Brookfield vs. Brookfield: How they differ

There are two major differences between Brookfield Asset Management and its infrastructure affiliate. The biggest one is in the diversification of their businesses.

Brookfield Asset Management has more than $540 billion of assets under management across the real estate, infrastructure, renewable power, private equity, and credit asset classes. It offers investors broad exposure to several important sectors.

Brookfield Infrastructure, on the other hand, focuses solely on infrastructure. While it does operate a globally diverse portfolio of assets, it has concentrated its efforts on owning businesses that support the movement of people, energy, data, and goods.

The other main difference between these two companies is how they allocate their free cash flow. Brookfield Asset Management typically pays out about 30% of its available cash via its dividend while using the rest to either buy back its stock if it trades at an attractive level or reinvest it in its funds or listed entities. Brookfield Infrastructure, on the other hand, usually pays out about 60%-70% of its annual cash flow in dividends and reinvests the rest into expanding its existing assets, giving it a much higher yield -- 5.9%, versus 1.7% at Brookfield Asset. Furthermore, its focus is on growing its dividend, with it aiming to increase it by 5% to 9% per year. While Brookfield Asset also has a long history of increasing its payout, including giving its investors a 12% raise this year, its priority isn't on paying dividends but on allocating capital to create the most shareholder value.
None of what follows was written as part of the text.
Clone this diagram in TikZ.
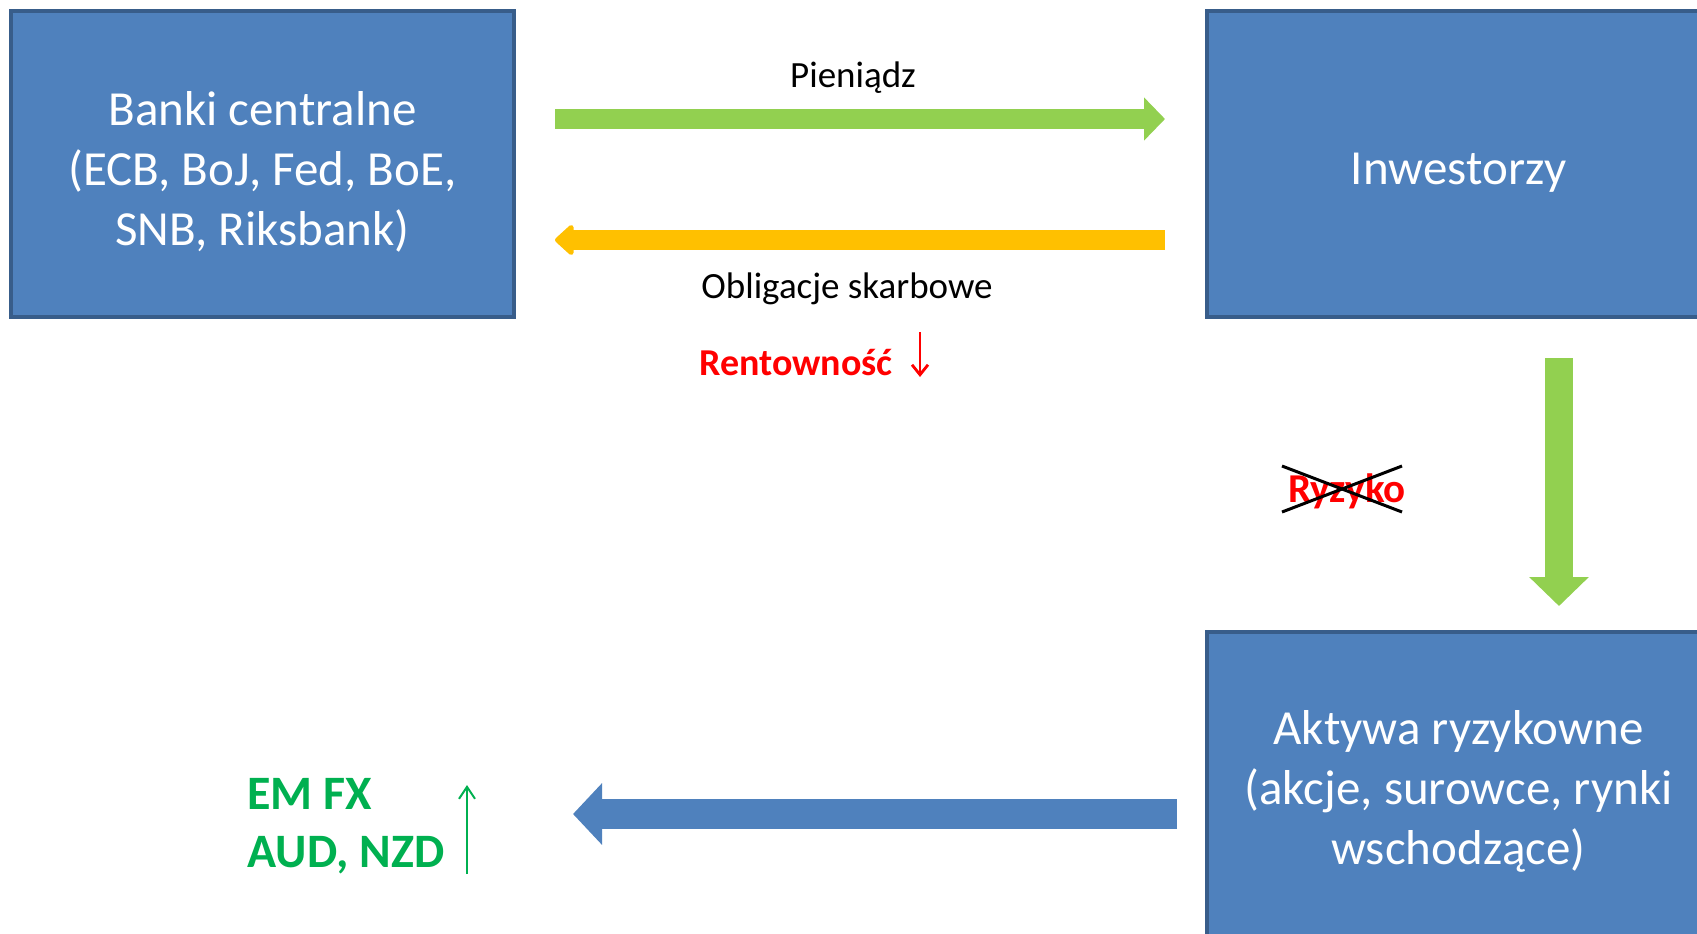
\documentclass[tikz,border=0pt]{standalone}
\usepackage{fontspec}
\setmainfont{Carlito}
\usetikzlibrary{arrows.meta}
\definecolor{boxfill}{HTML}{4F81BD}
\definecolor{boxline}{HTML}{385D8A}
\definecolor{arrgreen}{HTML}{92D050}
\definecolor{arryellow}{HTML}{FFC000}
\definecolor{txtgreen}{HTML}{00B050}
\definecolor{txtred}{HTML}{FF0000}
\tikzset{
  bigbox/.style={draw=boxline, fill=boxfill, line width=2pt,
    minimum width=251.5pt, minimum height=153pt, inner sep=0pt},
  boxtxt/.style={text=white, align=center, inner sep=0pt,
    font=\fontsize{24.5}{30}\selectfont},
  lbl/.style={inner sep=0pt, anchor=base, font=\fontsize{18.5}{22}\selectfont},
  redlbl/.style={inner sep=0pt, anchor=base west, text=txtred, font=\bfseries\fontsize{19}{23}\selectfont},
  greenlbl/.style={inner sep=0pt, anchor=base west, text=txtgreen, font=\bfseries\fontsize{24}{29}\selectfont},
}
\begin{document}
\begin{tikzpicture}[x=0.5pt,y=-0.5pt]
\clip (0,0) rectangle (1697,933);
\fill[white] (0,0) rectangle (1697,933);
% boxes
\node[bigbox] (banki) at (262.5,164) {};
\node[bigbox] (inw) at (1458.5,164) {};
\node[bigbox] (akt) at (1458.5,784.5) {};
\node[boxtxt] (bankit) at ([yshift=-4pt]banki.center) {Banki centralne\\(ECB, BoJ, Fed, BoE,\\SNB, Riksbank)};
\node[boxtxt] (inwt) at ([yshift=-4.5pt]inw.center) {Inwestorzy};
\node[boxtxt] (aktt) at ([yshift=-3.5pt]akt.center) {Aktywa ryzykowne\\(akcje, surowce, rynki\\wschodzące)};
% arrow endpoints
\coordinate (gS) at (555,119);
\coordinate (gE) at (1165,119);
\coordinate (yS) at (1165,240);
\coordinate (yE) at (555,240);
\coordinate (vS) at (1559,358);
\coordinate (vE) at (1559,606);
\coordinate (bS) at (1177,814);
\coordinate (bE) at (573,814);
\coordinate (rS) at (920,332);
\coordinate (rE) at (920,377);
\coordinate (tS) at (467,874);
\coordinate (tE) at (467,785);
% big arrows
\draw[arrgreen, line width=10pt, -{Triangle[length=10.5pt,width=21pt]}] (gS) -- (gE);
\draw[arryellow, line width=10pt, line join=round, -{Triangle[round,length=10pt,width=17.5pt]}] (yS) -- (yE);
\draw[arrgreen, line width=14pt, -{Triangle[length=14.5pt,width=29pt]}] (vS) -- (vE);
\draw[boxfill, line width=15pt, -{Triangle[length=14.5pt,width=30pt]}] (bS) -- (bE);
% labels
\node[lbl] (pien) at (853,87) {Pieniądz};
\node[lbl] (oblig) at (847,298) {Obligacje skarbowe};
\node[redlbl] (rent) at (699,375) {Rentowność};
\draw[txtred, line width=1.4pt, -{Straight Barb[length=5pt,width=8pt]}] (rS) -- (rE);
\node[inner sep=0pt, anchor=base, text=txtred, font=\bfseries\fontsize{20.5}{24}\selectfont] (ryz) at (1347,502) {Ryzyko};
\coordinate (x1) at (1282,466);
\coordinate (x2) at (1402,512);
\coordinate (x3) at (1282,512);
\coordinate (x4) at (1402,466);
\draw[black, line width=1.5pt] (x1) -- (x2);
\draw[black, line width=1.5pt] (x3) -- (x4);
\node[greenlbl] (emfx) at (247,809) {EM FX};
\node[greenlbl] (aud) at (247,867) {AUD, NZD};
\draw[txtgreen, line width=1pt, -{Straight Barb[length=6pt,width=8pt]}] (tS) -- (tE);
\end{tikzpicture}
\end{document}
The better buy depends on your situation

Brookfield Asset Management and its infrastructure affiliate cater to different investor types. Brookfield Asset is an ideal option for those who are seeking a company that can generate market-beating total returns. Brookfield Infrastructure, on the other hand, is better suited for income-focused investors, given its much higher yield.

However, if I had to choose just one to own, I'd go with Brookfield Asset Management. That's because it offers greater diversification and higher total return potential as it aims to use more of its fast-growing cash flow to create additional value for its investors by reinvesting it on growth or returning it via share repurchases.